Note: This story is part of the 2010-11 KU football preview section that will appear in Saturday's Journal-World. Check back to KUsports.com throughout the week for a breakdown of each Big 12 team, including an in-depth look at KU's offense, defense and non-conference schedule.
When Heisman Trophy winner Sam Bradford fell to the turf, re-injuring his throwing shoulder on Oct. 17, 2009, the Oklahoma University football team basically lost all hope of making a return appearance to the BCS Championship.
Making matters worse for the Sooners? Archrival Texas won last year’s Red River Rivalry in Dallas after Bradford was hurt, won the Big 12 Championship — something OU had done six of the past 10 years — and represented the conference in the BCS Championship.
Oklahoma sputtered to an uncharacteristic 8-5 record in 2009. The surprising slide catapulted several Sooners onto the field earlier than expected, but, in the process, created a sense of optimism for 2010.
“What happened with Sam was kind of a blessing in disguise for us,” Oklahoma senior running back DeMarco Murray said at Big 12 media days. “Obviously, it was hard for him. It was his last year, last go-around. That’s why he came back, to win a national championship. But that got (then-freshman backup) Landry (Jones) the opportunity to play and get that year of experience under his belt. This year, (Jones) will be used to the crowd, used to going to different venues. I’m just looking forward to seeing what he’s going to do this year and how he’s going to lead us.”
Jones showed poise, especially for a freshman, in replacing Bradford, a guy who owns several OU passing records. Jones started 10 games and threw for 3,198 yards and 26 touchdowns.
Naturally, he looked like an 18-year-old at times, piling up 14 interceptions, and occasionally lacking the consistency OU coach Bob Stoops would have preferred. What freshman quarterback doesn’t experience growing pains, though?
“It’s night and day. Coming into this season and even walking into spring ball, you can tell he’s in command,” Stoops said of the 6-foot-4, 216-pound Jones. “You can tell how confident he is and sure of what he’s doing. You know, through a whole season, he’s a totally different guy had Sam not gotten hurt coming into this year. It’s obvious to everyone.”
Of OU’s six Big 12 titles in the Stoops era (2000-present), the Sooners have had five different starting quarterbacks.
“(Jones) is very similar to those guys,” Stoops said of a list that includes Bradford, Paul Thompson Jason White, Nate Hybl and Josh Heupel. “That says a lot. He’s in that mold of all of those guys.”
Aside from a more polished quarterback, several factors seem to be working in the favor of OU, which the media tapped as the preseason Big 12 favorite in the South in 2010.

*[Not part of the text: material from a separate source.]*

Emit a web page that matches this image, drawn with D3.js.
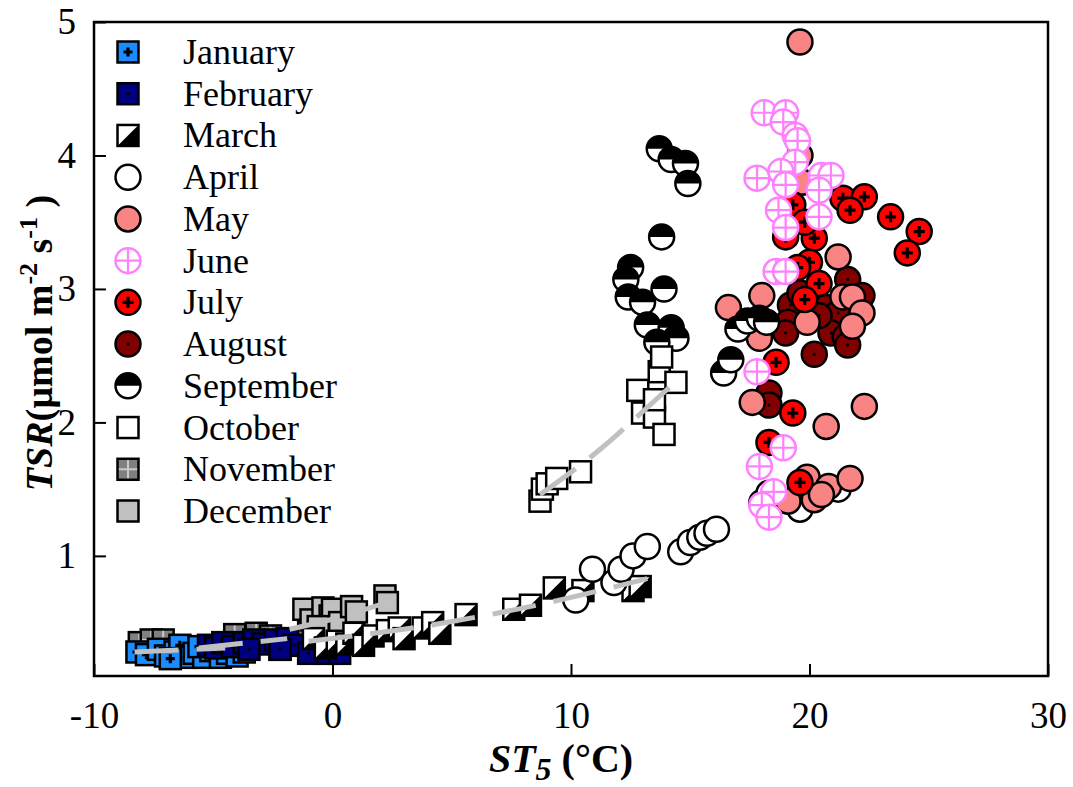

• Of the Sooners’ five losses last season, four were by a combined 12 points.
“I didn’t go to Vegas last year after the season, I know that,” Stoops joked.
• Oklahoma boasts arguably the most decorated triumvirate of skill players in the conference, with Jones at quarterback, Murray at running back and junior speedster Ryan Broyles at receiver. The multipurpose Broyles — he also returns kicks and punts — caught 89 passes for 1,120 yards and 15 touchdowns last season.
• The Sooners have a preseason All-Big 12 selection in each layer of its defense: senior defensive end Jeremy Beal, junior linebacker Travis Lewis and senior free safety Quinton Carter.
With the steady stream of talent OU consistently trots on the field, a few luckier bounces this season could result in another Sooner appearance in the Big 12 title game.
“Going through an 8-5 season, we have a change of mentality and look at things differently now,” Beal said. “Hey, if we’re only that far away — we lost three games by a total of five points — we can work that much harder and make up for our mistakes. We have a whole different mentality from last year to be better this year.”